TASK TO COMPLETE: Omit every image, and transcribe the remaining entries exactly as given.

INPUT:
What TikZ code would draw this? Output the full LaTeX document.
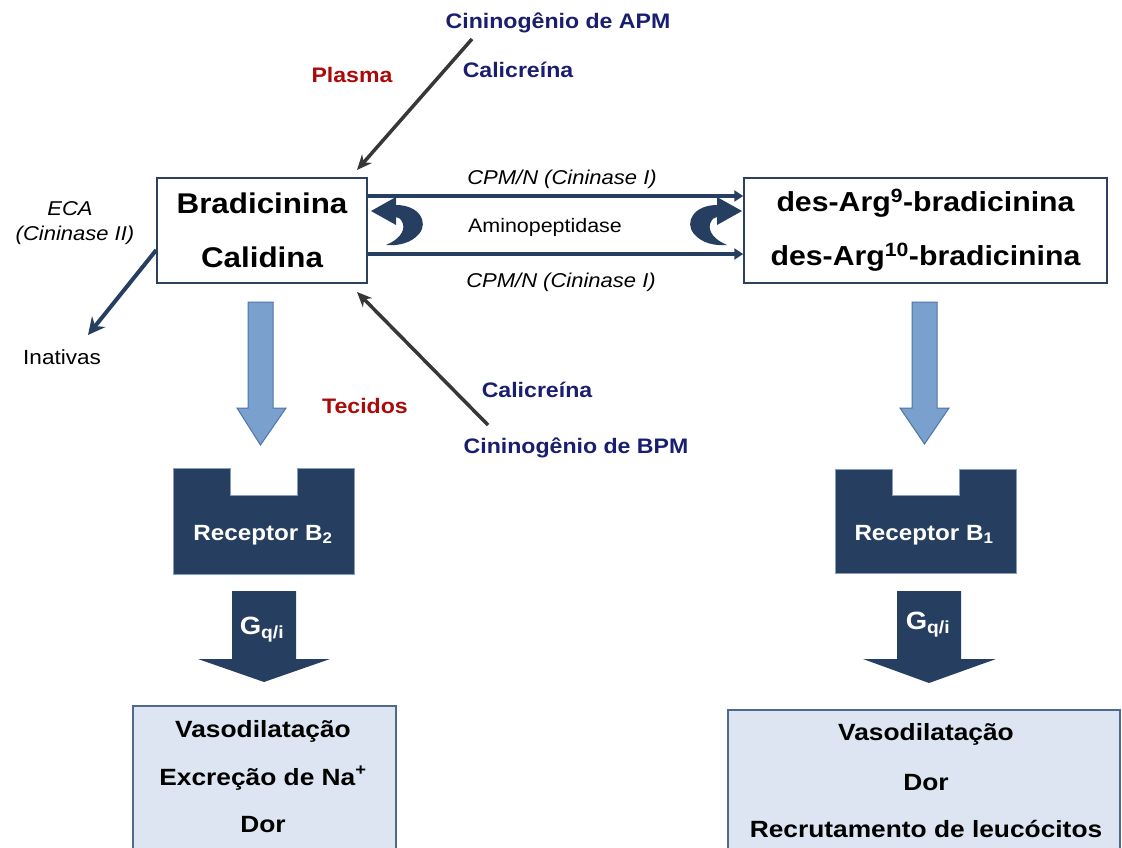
\documentclass[tikz,border=0pt]{standalone}
\usepackage{fontspec}
\setmainfont[FakeStretch=1.1]{Liberation Sans}
\newfontfamily\wfont[FakeStretch=1.12]{Liberation Sans}
\usetikzlibrary{arrows.meta}
\definecolor{navy}{RGB}{38,63,97}
\definecolor{txtnavy}{RGB}{25,30,110}
\definecolor{txtred}{RGB}{170,10,10}
\definecolor{lightarrow}{RGB}{122,160,206}
\definecolor{lightborder}{RGB}{80,115,165}
\definecolor{effectfill}{RGB}{220,229,241}
\definecolor{effectborder}{RGB}{80,105,140}
\definecolor{boxborder}{RGB}{45,65,95}
\definecolor{grayarrow}{RGB}{55,55,55}
\newcommand\myfs[1]{\fontsize{#1}{#1}\selectfont}
\begin{document}
\begin{tikzpicture}[x=1pt,y=-1pt,
  lbl/.style={inner sep=0pt,anchor=base},
  kininbox/.style={draw=boxborder,line width=1.5pt,fill=white,align=center,
     font=\fontsize{28.5}{54}\selectfont\bfseries,minimum height=105pt},
  effbox/.style={draw=effectborder,line width=1.5pt,fill=effectfill},
  navylbl/.style={lbl,text=txtnavy,font=\myfs{21}\bfseries},
  redlbl/.style={lbl,text=txtred,font=\myfs{21}\bfseries},
  enzlbl/.style={lbl,font=\myfs{20}\itshape},
  efflbl/.style={lbl,font=\wfont\myfs{23.5}\bfseries},
  reclbl/.style={lbl,text=white,font=\myfs{22}\bfseries},
  hconn/.style={draw=navy,line width=4pt,-{Triangle[length=9pt,width=11pt]}},
  grayconn/.style={draw=grayarrow,line width=3.5pt,-{Stealth[length=15pt,width=13pt]}},
  ecaconn/.style={draw=navy,line width=4pt,-{Stealth[length=17pt,width=17pt]}},
  lightblock/.style={fill=lightarrow,draw=lightborder,line width=1pt},
  darkblock/.style={fill=navy},
  recshape/.style={fill=navy,draw=lightborder!70,line width=0.8pt},
  curv/.pic={\fill[navy] (0,0) -- (25,-14) -- (25,-6)
     .. controls (48,-6) and (58,11) .. (48,23)
     .. controls (40,32) and (28,35) .. (15,34)
     .. controls (27,29) and (34,21) .. (32,13)
     .. controls (30,8) and (28,6) .. (25,6) -- (25,14) -- cycle;}
]
\useasboundingbox (0,0) rectangle (1122,847);
\clip (0,0) rectangle (1122,847);

% main boxes
\node[kininbox,minimum width=210pt] (bk) at (262,230.5) {Bradicinina\\Calidina};
\node[kininbox,minimum width=363pt,font=\fontsize{27.5}{54}\selectfont\bfseries] (da) at (925.5,230.5)
  {des-Arg\textsuperscript{9}-bradicinina\\des-Arg\textsuperscript{10}-bradicinina};

% horizontal connectors
\draw[hconn] (bk.east |- 0,196) -- (da.west |- 0,196);
\draw[hconn] (bk.east |- 0,254) -- (da.west |- 0,254);
\node[enzlbl] (cpm1) at (562,184) {CPM/N (Cininase I)};
\node[enzlbl] (cpm2) at (561,287) {CPM/N (Cininase I)};
\node[lbl,font=\myfs{19.5}] (amino) at (545,232) {Aminopeptidase};
\pic at (371,211) {curv};
\pic[xscale=-1] at (742,211) {curv};

% plasma pathway
\node[navylbl] (apm) at (558,28) {Cininogênio de APM};
\node[navylbl] (cal1) at (518,77) {Calicreína};
\node[redlbl] (plasma) at (352,82) {Plasma};
\coordinate (apmstart) at (472,39);
\coordinate (apmend) at (357,170);
\draw[grayconn] (apmstart) -- (apmend);

% tissue pathway
\node[navylbl] (bpm) at (576,453) {Cininogênio de BPM};
\node[navylbl] (cal2) at (537,397) {Calicreína};
\node[redlbl] (tec) at (365,413) {Tecidos};
\coordinate (bpmstart) at (488,425);
\coordinate (bpmend) at (357,292);
\draw[grayconn] (bpmstart) -- (bpmend);

% ECA
\node[enzlbl] (eca1) at (70,215) {ECA};
\node[enzlbl] (eca2) at (75,240) {(Cininase II)};
\coordinate (inatend) at (88,335);
\draw[ecaconn] (bk.west |- 0,250) -- (inatend);
\node[lbl,anchor=base west,font=\myfs{20.5}] (inat) at (23,364) {Inativas};

% light block arrows
\fill[lightblock] (248,302) -- (273,302) -- (273,408) -- (286,408) -- (260.5,445)
  -- (237,408) -- (248,408) -- cycle;
\fill[lightblock] (912,302) -- (937,302) -- (937,408) -- (949,408) -- (924.5,444)
  -- (900,408) -- (912,408) -- cycle;

% receptors
\filldraw[recshape] (173,468) -- (230,468) -- (230,495) -- (297,495) -- (297,468)
  -- (354,468) -- (354,574) -- (173,574) -- cycle;
\node[reclbl] (rb2) at (263,540) {Receptor B\textsubscript{2}};
\filldraw[recshape] (835,469) -- (892,469) -- (892,495) -- (959,495) -- (959,469)
  -- (1016,469) -- (1016,573) -- (835,573) -- cycle;
\node[reclbl] (rb1) at (924,540) {Receptor B\textsubscript{1}};

% G protein arrows
\fill[darkblock] (232,591) -- (296,591) -- (296,659) -- (330,659) -- (264,682)
  -- (198,659) -- (232,659) -- cycle;
\node[reclbl,font=\myfs{25}\bfseries] (gq2) at (262,634) {G\textsubscript{q/i}};
\fill[darkblock] (897,591) -- (961,591) -- (961,659) -- (996,659) -- (929,683)
  -- (863,659) -- (897,659) -- cycle;
\node[reclbl,font=\myfs{25}\bfseries] (gq1) at (928,629) {G\textsubscript{q/i}};

% effect boxes
\node[effbox,anchor=north west,minimum width=263pt,minimum height=160pt] (eff2) at (132,705) {};
\node[efflbl] (e2a) at (263,737) {Vasodilatação};
\node[efflbl] (e2b) at (263,785) {Excreção de Na\textsuperscript{+}};
\node[efflbl] (e2c) at (263,832) {Dor};
\node[effbox,anchor=north west,minimum width=392pt,minimum height=160pt] (eff1) at (727,709) {};
\node[efflbl] (e1a) at (926,740) {Vasodilatação};
\node[efflbl] (e1b) at (926,790) {Dor};
\node[efflbl] (e1c) at (926,837) {Recrutamento de leucócitos};
\end{tikzpicture}
\end{document}
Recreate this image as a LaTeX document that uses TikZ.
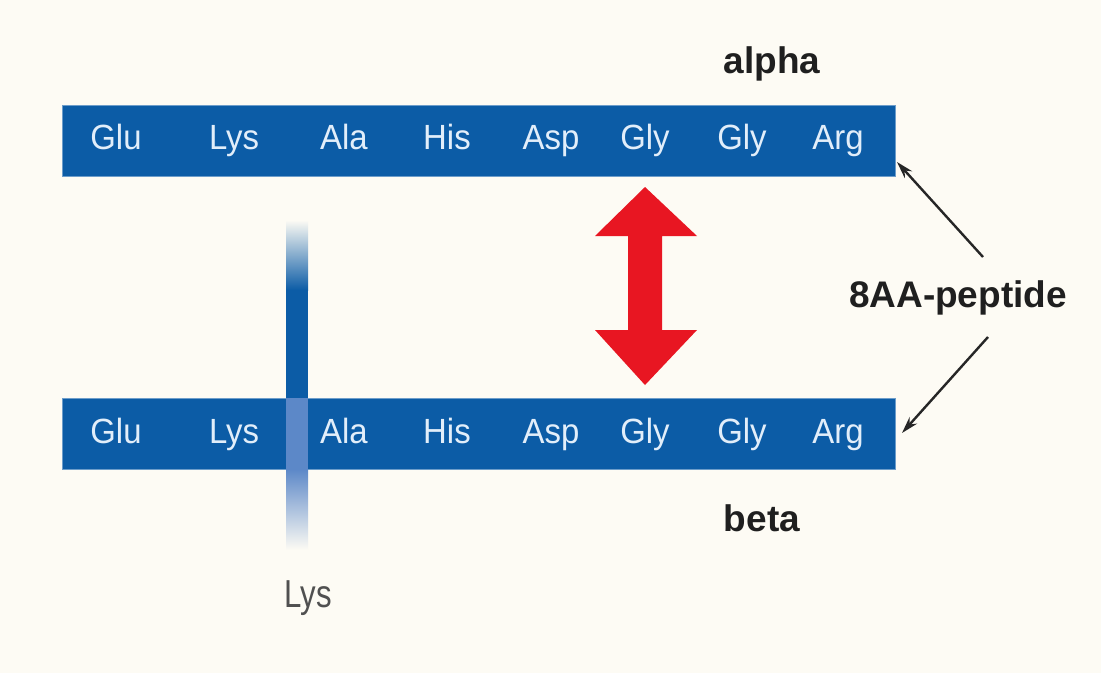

TASK RESULT:
What TikZ code would draw this? Output the full LaTeX document.
\documentclass[tikz,border=0pt]{standalone}
\usepackage{fontspec}
\setmainfont[FakeStretch=1.1]{Liberation Sans}
\newfontfamily\wfont[FakeStretch=1.12]{Liberation Sans}
\usetikzlibrary{arrows.meta}
\definecolor{navy}{RGB}{38,63,97}
\definecolor{txtnavy}{RGB}{25,30,110}
\definecolor{txtred}{RGB}{170,10,10}
\definecolor{lightarrow}{RGB}{122,160,206}
\definecolor{lightborder}{RGB}{80,115,165}
\definecolor{effectfill}{RGB}{220,229,241}
\definecolor{effectborder}{RGB}{80,105,140}
\definecolor{boxborder}{RGB}{45,65,95}
\definecolor{grayarrow}{RGB}{55,55,55}
\newcommand\myfs[1]{\fontsize{#1}{#1}\selectfont}
\begin{document}
\begin{tikzpicture}[x=1pt,y=-1pt,
  lbl/.style={inner sep=0pt,anchor=base},
  kininbox/.style={draw=boxborder,line width=1.5pt,fill=white,align=center,
     font=\fontsize{28.5}{54}\selectfont\bfseries,minimum height=105pt},
  effbox/.style={draw=effectborder,line width=1.5pt,fill=effectfill},
  navylbl/.style={lbl,text=txtnavy,font=\myfs{21}\bfseries},
  redlbl/.style={lbl,text=txtred,font=\myfs{21}\bfseries},
  enzlbl/.style={lbl,font=\myfs{20}\itshape},
  efflbl/.style={lbl,font=\wfont\myfs{23.5}\bfseries},
  reclbl/.style={lbl,text=white,font=\myfs{22}\bfseries},
  hconn/.style={draw=navy,line width=4pt,-{Triangle[length=9pt,width=11pt]}},
  grayconn/.style={draw=grayarrow,line width=3.5pt,-{Stealth[length=15pt,width=13pt]}},
  ecaconn/.style={draw=navy,line width=4pt,-{Stealth[length=17pt,width=17pt]}},
  lightblock/.style={fill=lightarrow,draw=lightborder,line width=1pt},
  darkblock/.style={fill=navy},
  recshape/.style={fill=navy,draw=lightborder!70,line width=0.8pt},
  curv/.pic={\fill[navy] (0,0) -- (25,-14) -- (25,-6)
     .. controls (48,-6) and (58,11) .. (48,23)
     .. controls (40,32) and (28,35) .. (15,34)
     .. controls (27,29) and (34,21) .. (32,13)
     .. controls (30,8) and (28,6) .. (25,6) -- (25,14) -- cycle;}
]
\useasboundingbox (0,0) rectangle (1122,847);
\clip (0,0) rectangle (1122,847);

% main boxes
\node[kininbox,minimum width=210pt] (bk) at (262,230.5) {Bradicinina\\Calidina};
\node[kininbox,minimum width=363pt,font=\fontsize{27.5}{54}\selectfont\bfseries] (da) at (925.5,230.5)
  {des-Arg\textsuperscript{9}-bradicinina\\des-Arg\textsuperscript{10}-bradicinina};

% horizontal connectors
\draw[hconn] (bk.east |- 0,196) -- (da.west |- 0,196);
\draw[hconn] (bk.east |- 0,254) -- (da.west |- 0,254);
\node[enzlbl] (cpm1) at (562,184) {CPM/N (Cininase I)};
\node[enzlbl] (cpm2) at (561,287) {CPM/N (Cininase I)};
\node[lbl,font=\myfs{19.5}] (amino) at (545,232) {Aminopeptidase};
\pic at (371,211) {curv};
\pic[xscale=-1] at (742,211) {curv};

% plasma pathway
\node[navylbl] (apm) at (558,28) {Cininogênio de APM};
\node[navylbl] (cal1) at (518,77) {Calicreína};
\node[redlbl] (plasma) at (352,82) {Plasma};
\coordinate (apmstart) at (472,39);
\coordinate (apmend) at (357,170);
\draw[grayconn] (apmstart) -- (apmend);

% tissue pathway
\node[navylbl] (bpm) at (576,453) {Cininogênio de BPM};
\node[navylbl] (cal2) at (537,397) {Calicreína};
\node[redlbl] (tec) at (365,413) {Tecidos};
\coordinate (bpmstart) at (488,425);
\coordinate (bpmend) at (357,292);
\draw[grayconn] (bpmstart) -- (bpmend);

% ECA
\node[enzlbl] (eca1) at (70,215) {ECA};
\node[enzlbl] (eca2) at (75,240) {(Cininase II)};
\coordinate (inatend) at (88,335);
\draw[ecaconn] (bk.west |- 0,250) -- (inatend);
\node[lbl,anchor=base west,font=\myfs{20.5}] (inat) at (23,364) {Inativas};

% light block arrows
\fill[lightblock] (248,302) -- (273,302) -- (273,408) -- (286,408) -- (260.5,445)
  -- (237,408) -- (248,408) -- cycle;
\fill[lightblock] (912,302) -- (937,302) -- (937,408) -- (949,408) -- (924.5,444)
  -- (900,408) -- (912,408) -- cycle;

% receptors
\filldraw[recshape] (173,468) -- (230,468) -- (230,495) -- (297,495) -- (297,468)
  -- (354,468) -- (354,574) -- (173,574) -- cycle;
\node[reclbl] (rb2) at (263,540) {Receptor B\textsubscript{2}};
\filldraw[recshape] (835,469) -- (892,469) -- (892,495) -- (959,495) -- (959,469)
  -- (1016,469) -- (1016,573) -- (835,573) -- cycle;
\node[reclbl] (rb1) at (924,540) {Receptor B\textsubscript{1}};

% G protein arrows
\fill[darkblock] (232,591) -- (296,591) -- (296,659) -- (330,659) -- (264,682)
  -- (198,659) -- (232,659) -- cycle;
\node[reclbl,font=\myfs{25}\bfseries] (gq2) at (262,634) {G\textsubscript{q/i}};
\fill[darkblock] (897,591) -- (961,591) -- (961,659) -- (996,659) -- (929,683)
  -- (863,659) -- (897,659) -- cycle;
\node[reclbl,font=\myfs{25}\bfseries] (gq1) at (928,629) {G\textsubscript{q/i}};

% effect boxes
\node[effbox,anchor=north west,minimum width=263pt,minimum height=160pt] (eff2) at (132,705) {};
\node[efflbl] (e2a) at (263,737) {Vasodilatação};
\node[efflbl] (e2b) at (263,785) {Excreção de Na\textsuperscript{+}};
\node[efflbl] (e2c) at (263,832) {Dor};
\node[effbox,anchor=north west,minimum width=392pt,minimum height=160pt] (eff1) at (727,709) {};
\node[efflbl] (e1a) at (926,740) {Vasodilatação};
\node[efflbl] (e1b) at (926,790) {Dor};
\node[efflbl] (e1c) at (926,837) {Recrutamento de leucócitos};
\end{tikzpicture}
\end{document}
Recreate this image as a LaTeX document that uses TikZ.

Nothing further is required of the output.